Wenn in tiefer Winternacht ein wilder Schneesturm mit seinen Stößen um die Hütte rast und alles verhängt und verhüllt, dann ist die hohe Zeit der Philosophie (Bakewell, p. 93)
However, standing in the cold shadow of the house walls it feels haunted. Something that once was is gone, but the echoes that remain are somewhat unsettling.
From there a path leads down towards the beach — a beautiful English cliché, that sweeps from the village round to the headland. Stones among the sand of course, but an excellent spot for a picnic. Dogs dash through the waves and there are some wind-flushed parents over there, chasing some stubby legged child. There, on the edge of the sea, there seems to be less gloom in the air than back in the village. The house in the clearing seems a long way away. Here, there is less quiet, but here on the beach, within that odd interstitial zone, that border situation between water and earth, you can talk.

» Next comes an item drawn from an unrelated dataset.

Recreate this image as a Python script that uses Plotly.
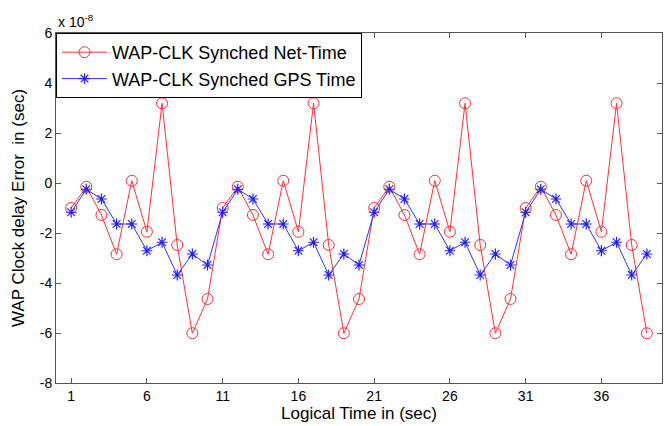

I’ve been thinking a great deal about Tyneham, since wandering through it in April sunshine, and after reading Sarah Bakewell’s At the Existentialist Café I find myself drawn back to the image of the house, vs. the shore-line as sites of both Being and of philosophical thought. Rather than attempt a jargon heavy, academic (by which read, “unreadable”) book on existentialism, Bakewell’s book is a brisk, accessible and deeply affectionate philosophical biography of the great existentialists. The dominate figures are of course Sartre and de Beauvoir whose work and life are unfolded with care and precision, allowing for the full force of these two remarkable people to emerge. Refreshingly, Bakewell never separates thought from life, or what is personal from what is philosophical. Existentialism, if it is anything, is applied philosophy. How can one understand Sartre’s thought without understanding is personality? How can one make sense of his volcanic, infuriating, expansive personality without understanding his thought? Existentialism is, inescapably, lived thought and the entire book gives insight into this intricate connection — the entangled nature of life with thought. How we live, how we act, affects how we think.

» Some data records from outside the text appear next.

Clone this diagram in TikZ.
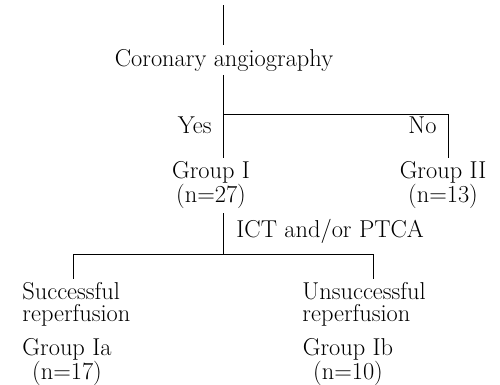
\documentclass[tikz,border=0pt]{standalone}
\usepackage{tikz}
\usetikzlibrary{positioning}

\begin{document}
\begin{tikzpicture}[x=1pt, y=-1pt, line width=0.9pt,
                    every node/.style={font=\fontsize{24.4}{22}\selectfont},
                    branch/.style={anchor=base east},
                    group/.style={anchor=north, align=center},
                    outcome/.style={anchor=north west, align=left}]
  \useasboundingbox (0,0) rectangle (500,384);

  % Angiography and first split
  \coordinate (top) at (223,5);
  \node (angio) at (224,60) {Coronary angiography};
  \coordinate (fork) at (223,114);
  \coordinate (noend) at (448,114);
  \node[group] (g1) at (211,157.5) {Group I\\(n=27)};
  \node[group] (g2) at (443,157.5) {Group II\\(n=13)};
  \node[branch] (yes) at (215.3,133) {Yes};
  \node[branch] (no) at (440.3,133) {No};
  \draw (top) -- (top |- angio.north);
  \draw (angio.south -| fork) -- (fork |- g1.north);
  \draw (fork) -- (noend) -- (noend |- g2.north);

  % Treatment of group I
  \coordinate (ictTop) at (223,213);
  \coordinate (split) at (223,254);
  \coordinate (left) at (73,254);
  \coordinate (right) at (373,254);
  \node[anchor=base west] (ict) at (232.7,237) {ICT and/or PTCA};
  \draw (ictTop) -- (split);
  \draw (left) -- (right);

  % Outcome of reperfusion
  \node[outcome] (succ) at (18.7,278.8) {Successful\\reperfusion};
  \node[outcome] (unsucc) at (298.7,278.8) {Unsuccessful\\reperfusion};
  \node[group] (g1a) at (67,335) {Group Ia\\(n=17)};
  \node[group] (g1b) at (348,335) {Group Ib\\(n=10)};
  \draw (left) -- (left |- succ.north);
  \draw (right) -- (right |- unsucc.north);
\end{tikzpicture}
\end{document}
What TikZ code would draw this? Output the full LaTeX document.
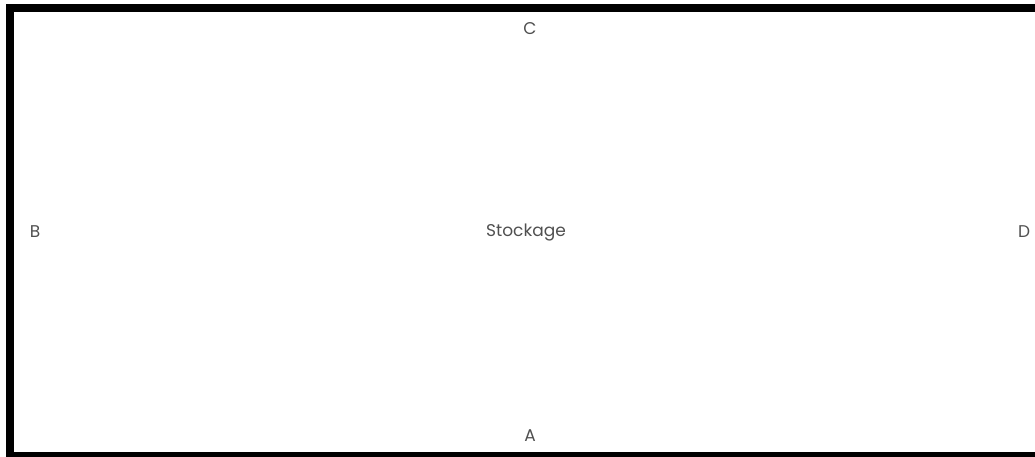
\documentclass[tikz,border=0pt]{standalone}
\usepackage{fontspec}
\setmainfont{Poppins}
\definecolor{tcol}{RGB}{80,80,80}
\tikzset{every picture/.style={x=1pt,y=-1pt}}
\tikzset{lbl/.style={text=tcol,inner sep=0pt,font=\fontsize{17}{20}\selectfont}}
\tikzset{frame/.style={line width=8pt,black}}

\begin{document}
\begin{tikzpicture}
\useasboundingbox (0,0) rectangle (1035,457);

\coordinate (tr) at (1045,8);
\coordinate (tl) at (10,8);
\coordinate (bl) at (10,456);
\coordinate (br) at (1045,456);
\draw [frame] (tr) -- (tl) -- (bl) -- (br);

\node [lbl] (stock) at (526,233) {Stockage};
\node [lbl] (c) at (530,29) {C};
\node [lbl] (a) at (530,436) {A};
\node [lbl] (b) at (35,232) {B};
\node [lbl] (d) at (1024,232) {D};
\end{tikzpicture}
\end{document}
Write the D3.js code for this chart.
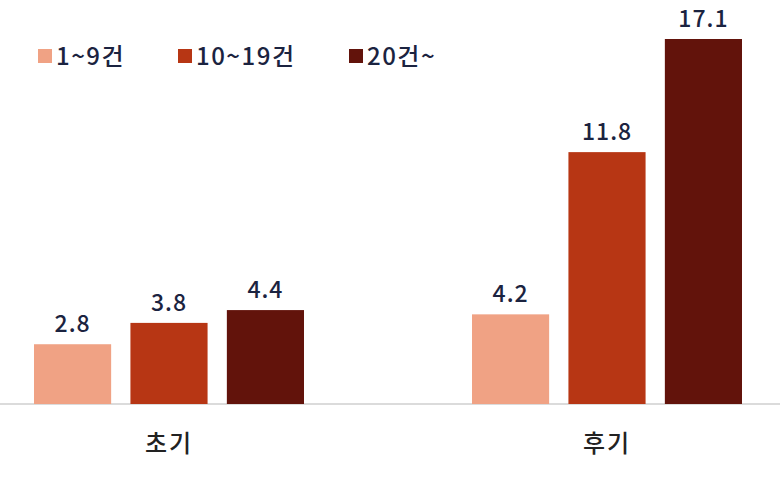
<!DOCTYPE html>
<html><head><meta charset="utf-8">
<script src="https://cdn.jsdelivr.net/npm/d3@7"></script>
<style>body{margin:0;background:#fff}</style>
</head><body>
<svg id="c" width="780" height="480"></svg>
<script>
var groups = ["초기", "후기"];
var series = ["1~9건", "10~19건", "20건~"];
var values = [[2.8, 3.8, 4.4], [4.2, 11.8, 17.1]];
var colors = ["#F0A284", "#B73614", "#62130B"];

var svg = d3.select("#c");
var font = "'Noto Sans CJK KR', sans-serif";
var base = 404;

var x0 = d3.scaleBand().domain(groups).range([-50, 826]);
var x1 = d3.scaleBand().domain(series).range([0, 270]).paddingInner(0.2);
var y = d3.scaleLinear().domain([0, 17.1]).range([base, 39]);

svg.append("line").attr("x1", 0).attr("x2", 780).attr("y1", base).attr("y2", base)
	.attr("stroke", "#cfcfcf").attr("stroke-width", 1.5);

groups.forEach(function (g, gi) {
	var off = x0(g) + x0.bandwidth() / 2 - 135;
	series.forEach(function (s, si) {
		var v = values[gi][si];
		svg.append("rect").attr("x", off + x1(s)).attr("y", y(v))
			.attr("width", x1.bandwidth()).attr("height", base - y(v)).attr("fill", colors[si]);
		svg.append("text").attr("x", off + x1(s) + x1.bandwidth() / 2).attr("y", y(v) - 12)
			.attr("text-anchor", "middle").attr("font-family", font).attr("font-size", 23)
			.attr("font-weight", 500).attr("letter-spacing", 1)
			.attr("fill", "#1B2340").text(v.toFixed(1));
	});
	svg.append("text").attr("x", x0(g) + x0.bandwidth() / 2).attr("y", 452)
		.attr("text-anchor", "middle").attr("font-family", font).attr("font-size", 24)
		.attr("font-weight", 500).attr("letter-spacing", 2)
		.attr("fill", "#222").text(g);
});

var legX = [38, 178, 349];
series.forEach(function (s, i) {
	svg.append("rect").attr("x", legX[i]).attr("y", 49).attr("width", 14).attr("height", 14).attr("fill", colors[i]);
	svg.append("text").attr("x", legX[i] + 18).attr("y", 65).attr("font-family", font).attr("font-size", 24)
		.attr("font-weight", 500).attr("letter-spacing", 1.5)
		.attr("fill", "#1B2340").text(s);
});
</script>
</body></html>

And here we come back to the house in the clearing, and perhaps the great tragedy, the great potential “what-if” of existentialism. We come back to the magician of Messkirch, Martin Heidegger. Perhaps the section of the book which best exemplifies the lived reality, complexity, compromise and fragility of philosophy are on Heidegger. Beginning with his studentship under Husserl, Bakewell sketches out this desperately intelligent figure. A solitary figure, raised in the hills of German, wandering the isolated forest paths, mind turning and turning. He would retreat to his own isolated home in the hills, to sit, to think, and to write in silence. He came to university to study with the best and to outstrip them all. His mentor and teacher, Husserl, watched him lecture with horror, reaching the philosophically distressing conclusion that he could have nothing to do with this “Heideggerian profundity.” Here was a philosopher burningly intelligent, obsessed with learning how to think. Heidegger was a star — a philosopher desperately needed, whose intellect, writing and teaching was captivating. His writing on resilience, on resisting the voice of das Man – the “they” that takes up residence in all our heads, draining us of our “answerability,” was a powerful call to create and take up our own self-made authentic Self. It was a call to do something. To respond. To resist.
And yet, and yet..
It’s impossible to read the sections on Heidegger’s writing, thought and behaviour during the war years without a profound sense of anger and regret. If Heidegger has a legacy it must be one of regret. Of what could have been. What could have come from the demands of that historical moment meeting with the philosophical insights of Being and Time?
You might deduce that the authentic voice of Dasein would call on you not to raise your arm as the march passes by. But that was not what Heidegger meant…(p. 79)
After the war, Heidegger retreated to the woods and to his cabin. Back to the forest paths and what later became known as “the turn” in his thinking. He became marked by silences. Acquaintances and colleagues found him as a void, a silent presence that could not be reached. The old man of the mountain could not be drawn down to the seashore, could not be drawn into communication. He was ‘outside of the dimension in which a conversation between men is even possible’ as Marcuse put it. Perhaps the relationship between Jaspers and Heidegger best exemplifies the issue — language was for Heidegger the ‘house of Being,’ – a fitting image for the philosopher is his forest hut. Jaspers response? ‘I bristle, because all language seems to be only a bridge for me.’ This gap seems insurmountable and thus Heidegger’s philosophy is a place where, for all the talk of home, Bakewell finds it ‘uninhabitable.’ (p. 321)
One of the final enduring image of Bakewell’s book is this notion of language as something which takes us beyond ourselves, beyond the doorway of the house of Being. In one of Jaspers final appearances in the book, he shares a story about the sea-shore. Taken by his father to the island of Norderney they walked the water’s edge together, seeing the vast expanse where ‘there is this other, the infinity of the ocean that liberates us.’ (p. 305) It’s an invitation within all good philosophy – to rethink, to think a-new and perhaps find a new way to look upon that vast liberating other.
Homo viator as Gabriel Marcel put it. Man, the traveler. Rather than homeward, let’s head to the edge of the ocean.